The time for a projectile to rise vertically to its peak (as well as the time to fall from the peak) is dependent upon vertical motion parameters. The process of rising vertically to the peak of a trajectory is a vertical motion and is thus dependent upon the initial vertical velocity and the vertical acceleration (g = 9.8 m/s/s, down). The process of determining the time to rise to the peak is an easy process – provided that you have a solid grasp of the concept of acceleration. When first introduced, it was said that acceleration is the rate at which the velocity of an object changes. An acceleration value indicates the amount of velocity change in a given interval of time. To say that a projectile has a vertical acceleration of -9.8 m/s/s is to say that the vertical velocity changes by 9.8 m/s (in the – or downward direction) each second. For example, if a projectile is moving upwards with a velocity of 39.2 m/s at 0 seconds, then its velocity will be 29.4 m/s after 1 second, 19.6 m/s after 2 seconds, 9.8 m/s after 3 seconds, and 0 m/s after 4 seconds. For such a projectile with an initial vertical velocity of 39.2 m/s, it would take 4 seconds for it to reach the peak where its vertical velocity is 0 m/s. With this notion in mind, it is evident that the time for a projectile to rise to its peak is a matter of dividing the vertical component of the initial velocity (v_iy) by the acceleration of gravity.

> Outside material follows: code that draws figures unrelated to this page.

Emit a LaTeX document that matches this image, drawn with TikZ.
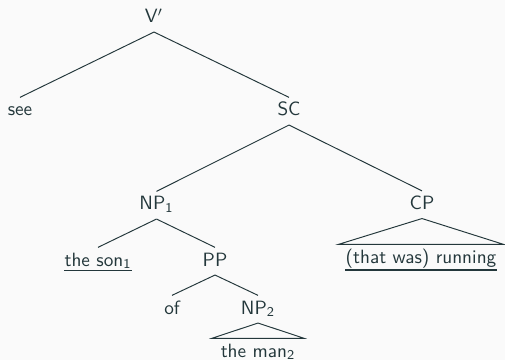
\documentclass[tikz,border=0pt]{standalone}
\usepackage{xcolor}
\definecolor{mteal}{HTML}{23373B}
\definecolor{mbg}{HTML}{FAFAFA}
\begin{document}
\begin{tikzpicture}[x=0.52pt,y=-0.52pt,
  lab/.style={anchor=base, font=\sffamily\fontsize{10}{12}\selectfont, text=mteal,
    text height=7pt, text depth=2pt, inner ysep=2.5pt, inner xsep=0pt},
  branch/.style={draw=mteal, line width=0.5pt},
  uline/.style={draw=mteal, line width=0.6pt}]
\fill[mbg] (0,0) rectangle (505,360);
\useasboundingbox (0,0) rectangle (505,360);

\node[lab] (vbar) at (154,23) {V$'$};
\node[lab] (see)  at (20,116) {see};
\node[lab] (sc)   at (289,116) {SC};
\node[lab] (np1)  at (156.5,210) {NP\textsubscript{1}};
\node[lab] (cp)   at (422,209.5) {CP};
\node[lab] (son)  at (98,266) {the son\textsubscript{1}};
\node[lab] (pp)   at (215,266) {PP};
\node[lab] (run)  at (421,263) {(that was) running};
\node[lab] (of)   at (172,314) {of};
\node[lab] (np2)  at (258,314) {NP\textsubscript{2}};
\node[lab] (man)  at (258,357) {the man\textsubscript{2}};

\draw[branch] (vbar.south) -- (see.north);
\draw[branch] (vbar.south) -- (sc.north);
\draw[branch] (sc.south) -- (np1.north);
\draw[branch] (sc.south) -- (cp.north);
\draw[branch] (np1.south) -- (son.north);
\draw[branch] (np1.south) -- (pp.north);
\draw[branch] (pp.south) -- (of.north);
\draw[branch] (pp.south) -- (np2.north);
\draw[branch] ([xshift=-3.5pt]run.north west) -- (cp.south) -- ([xshift=3.5pt]run.north east) -- cycle;
\draw[branch] ([xshift=-4.5pt]man.north west) -- (np2.south) -- ([xshift=4.5pt]man.north east) -- cycle;

\draw[uline] ([yshift=-2.4pt]son.base west) -- ([yshift=-2.4pt]son.base east);
\draw[uline] ([yshift=-3.6pt]run.base west) -- ([yshift=-3.6pt]run.base east);
\end{tikzpicture}
\end{document}
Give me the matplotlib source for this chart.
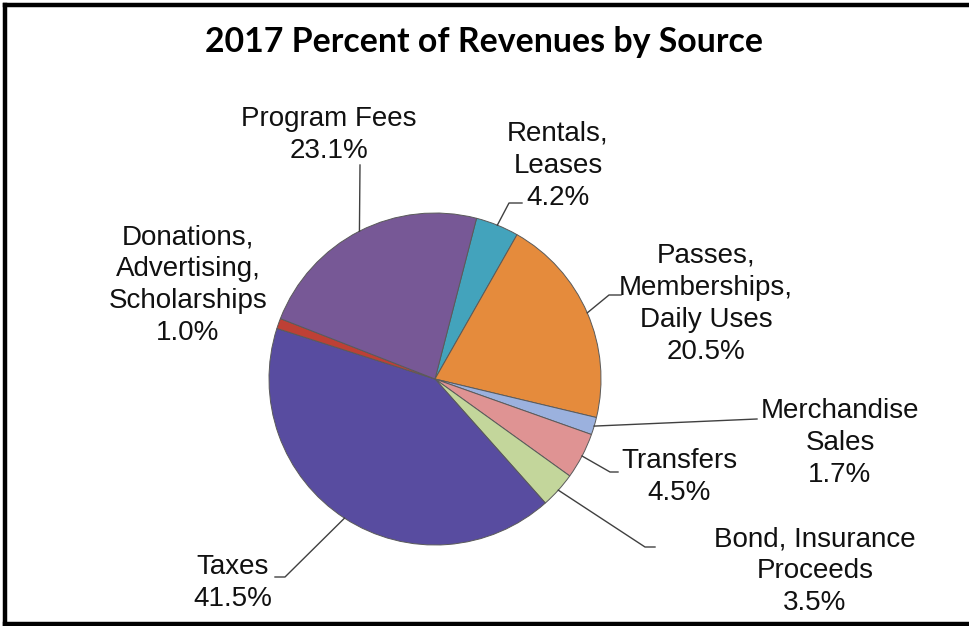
import numpy as np
import matplotlib.pyplot as plt
from matplotlib.lines import Line2D

#%% data (clockwise from the top)
labels = ['Rentals,\nLeases', 'Passes,\nMemberships,\nDaily Uses', 'Merchandise\nSales',
          'Transfers', 'Bond, Insurance\nProceeds', 'Taxes',
          'Donations,\nAdvertising,\nScholarships', 'Program Fees']
shares = [4.2, 20.5, 1.7, 4.5, 3.5, 41.5, 1.0, 23.1]
colors = ['#43A3BC', '#E58B3C', '#9BB1DE', '#DF9393', '#C3D69B', '#584CA0', '#BE4036', '#775896']

#%% layout in pixels (origin top-left)
W, H = 969, 626
cx, cy, rad = 435, 379, 166
start = 75.5

# label centre, and elbow of the leader (None = no leader)
txt_pos = [(558, 166), (706, 304), (840, 443), (679, 477),
           (815, 571), (233, 583), (188, 285), (329, 135)]
elbows = [[(522, 203), (509, 203)], [(621, 295), (609, 295)], [(757, 419)],
          [(618, 472), (610, 472)], [(655, 547), (645, 547)],
          [(275, 577), (285, 577)], None, [(360, 165)]]

fig = plt.figure(figsize=(W / 100, H / 100), dpi=100)
ax = fig.add_axes([0, 0, 1, 1])

def py(y):
    return H - y

wedges, _ = ax.pie(shares, colors=colors, startangle=start, counterclock=False,
                   center=(cx, py(cy)), radius=rad, frame=True,
                   wedgeprops=dict(edgecolor='#5a5a5a', linewidth=0.7))
ax.set_xlim(0, W)
ax.set_ylim(0, H)
ax.set_aspect('equal')
ax.axis('off')

for w, lab, val, (tx, ty), elb in zip(wedges, labels, shares, txt_pos, elbows):
    ax.text(tx, py(ty), f'{lab}\n{val:.1f}%', ha='center', va='center',
            fontsize=20, family='Liberation Sans', color='#111111', linespacing=1.3)
    if elb is None:
        continue
    mid = np.deg2rad((w.theta1 + w.theta2) / 2)
    px, pp = cx + rad * np.cos(mid), py(cy) + rad * np.sin(mid)
    xs = [e[0] for e in elb] + [px]
    ys = [py(e[1]) for e in elb] + [pp]
    ax.plot(xs, ys, color='#404040', lw=1.0)

ax.text(484, py(42), '2017 Percent of Revenues by Source', ha='center', va='center',
        fontsize=24.4, fontweight='bold', family='Lato', color='black')

# frame round the chart area
bx0, by0, by1 = 5, 5, 623.5
for xs, ys in [([bx0, W + 5], [by0, by0]), ([bx0, bx0], [by0, by1]), ([bx0, W + 5], [by1, by1])]:
    fig.add_artist(Line2D([x / W for x in xs], [1 - y / H for y in ys],
                          color='black', lw=3.2, solid_capstyle='projecting'))

fig.savefig('out.png', dpi=100, facecolor='white')
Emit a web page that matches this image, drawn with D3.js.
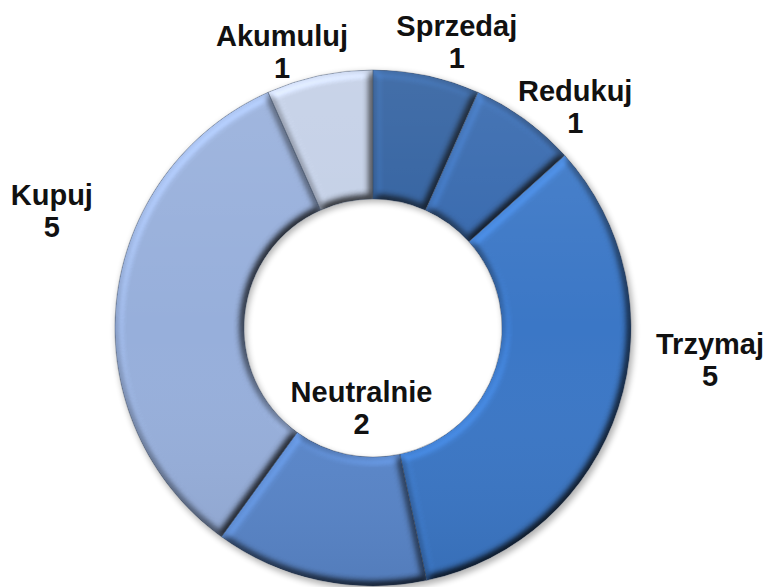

Once the time to rise to the peak of the trajectory is known, the total time of flight can be determined. For a projectile that lands at the same height which it started, the total time of flight is twice the time to rise to the peak. Recall from the last section of Lesson 2 that the trajectory of a projectile is symmetrical about the peak. That is, if it takes 4 seconds to rise to the peak, then it will take 4 seconds to fall from the peak; the total time of flight is 8 seconds. The time of flight of a projectile is twice the time to rise to the peak.